The Fine Art shop in Congress looks like a town in the Old West. |
Corn
was actually planted and thriving near Route #60, as we headed to Wickenburg. The fields stretched as far as we could
see. Then there were acres and acres or
productive trees—either fruit or nut—and then hay.
“This
guy has prime water rights,” said Andy.
One
store near the Centennial Wash advertised a 32-ounce can of beer for
$1.99. Priorities!
Around
Aguila, huge fields were cleared and plowed.
This Congress artist features woodworking pieces made of logs. |
“It
must be corporate farming,” said Andy.
There
were no pivots for irrigation. They must
flood the fields. In town the few stores
that remained open all had bars on the windows.
It didn’t look particularly welcoming.
Since
we couldn’t get into the motel until mid-afternoon, we drove to Congress,
Arizona. A Fine Art shop caught our
eye. Roger waved us in when he saw me
snap pictures of the old one-room church, the wagons and the Mobile garage.
“You’re
here. You have to see the house,” he insisted.
And
it was gorgeous. “I’m not the artist,” explained
Roger. I only put things together for
him. A showcase of logs and carved wood,
the house from floor to ceiling exemplified the Old West.
A traffic roundabout in Wickenburg hints about the personality and nature of the classy small town. |
Wickenburg
is still a sleepy town on Saturday afternoon.
Several boys played basketball next to the Garcia Little Red Schoolhouse
near the shopping center.
“Bless
them!” said Andy.
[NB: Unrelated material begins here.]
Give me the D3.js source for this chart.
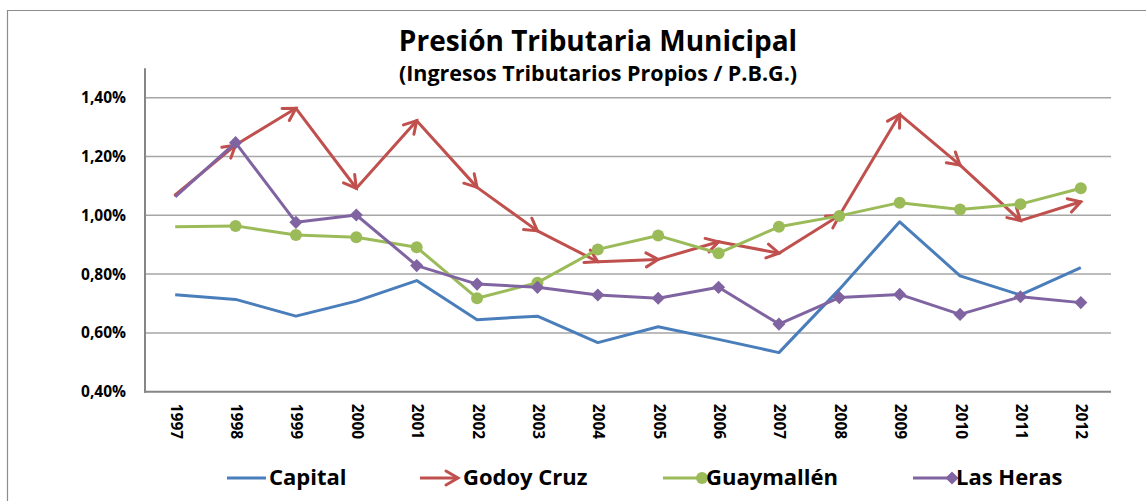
<!DOCTYPE html>
<meta charset="utf-8">
<style>
body { margin: 0; background: #fff; }
text { font-family: "Open Sans", sans-serif; font-weight: bold; fill: #000; }
.grid line { stroke: #a6a6a6; stroke-width: 1.5px; }
.axis-line { stroke: #868686; stroke-width: 2px; }
</style>
<svg width="1146" height="501"></svg>
<script src="https://d3js.org/d3.v7.min.js"></script>
<script>

var years = ["1997","1998","1999","2000","2001","2002","2003","2004",
             "2005","2006","2007","2008","2009","2010","2011","2012"];
var yTicks = [0.40, 0.60, 0.80, 1.00, 1.20, 1.40];

var capital = [0.730,0.714,0.657,0.708,0.778,0.645,0.657,0.567,0.621,0.578,0.533,0.748,0.978,0.794,0.729,0.822];
var godoyCruz = [1.069,1.239,1.364,1.092,1.322,1.095,0.947,0.842,0.850,0.910,0.871,0.999,1.343,1.171,0.982,1.046];
var guaymallen = [0.961,0.964,0.933,0.925,0.891,0.718,0.771,0.884,0.931,0.871,0.961,0.998,1.043,1.020,1.038,1.092];
var lasHeras = [1.063,1.247,0.976,1.001,0.829,0.766,0.755,0.729,0.718,0.755,0.630,0.720,0.731,0.663,0.723,0.703];

var seriesNames = ["Capital", "Godoy Cruz", "Guaymallén", "Las Heras"];

var svg = d3.select("svg"),
    width = +svg.attr("width"),
    height = +svg.attr("height");

svg.append("rect").attr("width", width).attr("height", height).attr("fill", "#fff");

// outer chart border (only top and left show in the frame)
svg.append("path")
   .attr("d", "M7.5," + height + "V10.5H" + width)
   .attr("fill", "none")
   .attr("stroke", "#8c8c8c")
   .attr("stroke-width", 1.2);

var plotLeft = 145, plotRight = 1111, plotTop = 68.3, plotBottom = 391.7;

var x = d3.scalePoint().domain(years).range([plotLeft, plotRight]).padding(0.5);
var y = d3.scaleLinear().domain([0.40, 1.50]).range([plotBottom, plotTop]);

var colors = { capital: "#4a7ebb", godoy: "#c0504d", guay: "#9bbb59", heras: "#8064a2" };

// title
svg.append("text")
   .attr("x", 598).attr("y", 51)
   .attr("text-anchor", "middle")
   .attr("font-size", "28px")
   .text("Presión Tributaria Municipal");
svg.append("text")
   .attr("x", 598).attr("y", 81)
   .attr("text-anchor", "middle")
   .attr("font-size", "21.5px")
   .text("(Ingresos Tributarios Propios / P.B.G.)");

// gridlines
svg.append("g").attr("class", "grid")
   .selectAll("line")
   .data(yTicks.filter(function(d) { return d > 0.40; }))
   .enter().append("line")
   .attr("x1", plotLeft).attr("x2", plotRight)
   .attr("y1", function(d) { return y(d); })
   .attr("y2", function(d) { return y(d); });

// y axis
var yAxis = svg.append("g")
   .attr("transform", "translate(" + plotLeft + ",0)")
   .call(d3.axisLeft(y).tickValues(yTicks).tickSize(0).tickPadding(19)
          .tickFormat(function(d) { return d3.format(".2f")(d).replace(".", ",") + "%"; }));
yAxis.select(".domain").remove();
yAxis.selectAll("text")
   .attr("font-family", "Open Sans")
   .attr("font-weight", "bold")
   .attr("font-size", "15.5px")
   .attr("fill", "#000");

// x axis
var xAxis = svg.append("g")
   .attr("transform", "translate(0," + plotBottom + ")")
   .call(d3.axisBottom(x).tickSize(0).tickPadding(0));
xAxis.select(".domain").remove();
xAxis.selectAll("text")
   .attr("font-family", "Open Sans")
   .attr("font-weight", "bold")
   .attr("font-size", "15.5px")
   .attr("fill", "#000")
   .attr("text-anchor", "start")
   .attr("dy", null)
   .attr("transform", "translate(-5,12) rotate(90)");

svg.append("line").attr("class", "axis-line")
   .attr("x1", plotLeft).attr("x2", plotLeft).attr("y1", plotTop).attr("y2", plotBottom + 1);
svg.append("line").attr("class", "axis-line")
   .attr("x1", plotLeft - 1).attr("x2", plotRight).attr("y1", plotBottom).attr("y2", plotBottom);

// arrow marker for Godoy Cruz
svg.append("defs").append("marker")
   .attr("id", "arrow")
   .attr("markerUnits", "userSpaceOnUse")
   .attr("viewBox", "-16 -10 20 20")
   .attr("refX", 0).attr("refY", 0)
   .attr("markerWidth", 20).attr("markerHeight", 20)
   .attr("orient", "auto")
   .append("path")
   .attr("d", "M-12,-7L0,0L-12,7")
   .attr("fill", "none")
   .attr("stroke", colors.godoy)
   .attr("stroke-width", 3)
   .attr("stroke-linecap", "round")
   .attr("stroke-linejoin", "miter");

var line = d3.line()
   .x(function(d, i) { return x(years[i]); })
   .y(function(d) { return y(d); });

// Capital
svg.append("path")
   .datum(capital)
   .attr("d", line)
   .attr("fill", "none")
   .attr("stroke", colors.capital)
   .attr("stroke-width", 3)
   .attr("stroke-linejoin", "round");

// Godoy Cruz: each segment ends with an arrow
var segs = d3.pairs(godoyCruz.map(function(v, i) { return [x(years[i]), y(v)]; }));
svg.append("g").selectAll("line")
   .data(segs).enter().append("line")
   .attr("x1", function(d) { return d[0][0]; })
   .attr("y1", function(d) { return d[0][1]; })
   .attr("x2", function(d) { return d[1][0]; })
   .attr("y2", function(d) { return d[1][1]; })
   .attr("stroke", colors.godoy)
   .attr("stroke-width", 3)
   .attr("stroke-linecap", "round")
   .attr("marker-end", "url(#arrow)");

// Guaymallén
svg.append("path")
   .datum(guaymallen)
   .attr("d", line)
   .attr("fill", "none")
   .attr("stroke", colors.guay)
   .attr("stroke-width", 3)
   .attr("stroke-linejoin", "round");
svg.append("g").selectAll("circle")
   .data(guaymallen.map(function(v, i) { return [years[i], v]; }).slice(1))
   .enter().append("circle")
   .attr("cx", function(d) { return x(d[0]); })
   .attr("cy", function(d) { return y(d[1]); })
   .attr("r", 6)
   .attr("fill", colors.guay);

// Las Heras
svg.append("path")
   .datum(lasHeras)
   .attr("d", line)
   .attr("fill", "none")
   .attr("stroke", colors.heras)
   .attr("stroke-width", 3)
   .attr("stroke-linejoin", "round");
var diamond = d3.symbol().type(d3.symbolDiamond2).size(110);
svg.append("g").selectAll("path")
   .data(lasHeras.map(function(v, i) { return [years[i], v]; }).slice(1))
   .enter().append("path")
   .attr("d", diamond)
   .attr("transform", function(d) { return "translate(" + x(d[0]) + "," + y(d[1]) + ")"; })
   .attr("fill", colors.heras);

// legend
var legY = 478;
var legend = [
  { name: seriesNames[0], x0: 227, x1: 266, tx: 269, color: colors.capital, mark: "none" },
  { name: seriesNames[1], x0: 420, x1: 458, tx: 463, color: colors.godoy, mark: "arrow" },
  { name: seriesNames[2], x0: 663, x1: 702, tx: 706, color: colors.guay, mark: "circle" },
  { name: seriesNames[3], x0: 913, x1: 952, tx: 956, color: colors.heras, mark: "diamond" }
];
var lg = svg.append("g").selectAll("g").data(legend).enter().append("g");
lg.append("line")
  .attr("x1", function(d) { return d.x0; })
  .attr("x2", function(d) { return d.x1; })
  .attr("y1", legY).attr("y2", legY)
  .attr("stroke", function(d) { return d.color; })
  .attr("stroke-width", 3)
  .attr("marker-end", function(d) { return d.mark == "arrow" ? "url(#arrow)" : null; });
lg.filter(function(d) { return d.mark == "circle"; })
  .append("circle")
  .attr("cx", function(d) { return d.x1; }).attr("cy", legY).attr("r", 6)
  .attr("fill", function(d) { return d.color; });
lg.filter(function(d) { return d.mark == "diamond"; })
  .append("path")
  .attr("d", diamond)
  .attr("transform", function(d) { return "translate(" + d.x1 + "," + legY + ")"; })
  .attr("fill", function(d) { return d.color; });
lg.append("text")
  .attr("x", function(d) { return d.tx; })
  .attr("y", 485)
  .attr("font-size", "22px")
  .text(function(d) { return d.name; });

</script>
It was 89 degrees.
There
is so much more vegetation here in and around Wickenburg, but the washes are
still bone dry.
Joshua trees and Saguaro cacti grow together at the foot of the mountain along the road to Yarnell. |
“They
saved the town,” said Andy. He was talking about the Yarnell Fire in which
nineteen firefighters died. They were
mostly volunteers who were caught when the fire changed direction, not unusual
in a mountainous area. Surrounded and
trapped, they were protected under the fire blankets, but they died of smoke inhalation
and suffocation.
A board with their pictures
is currently the memorial on one street corner, and Yarnell is a sleepy mountain
town with lots of homes and land for sale.
This street corner memorial honors the nineteen firefighters who gave their lives at Yarnell, Arizona. |
But hopefully, the country won’t forget the Granite Mountain Hotshots,
the firefighters who died protecting others.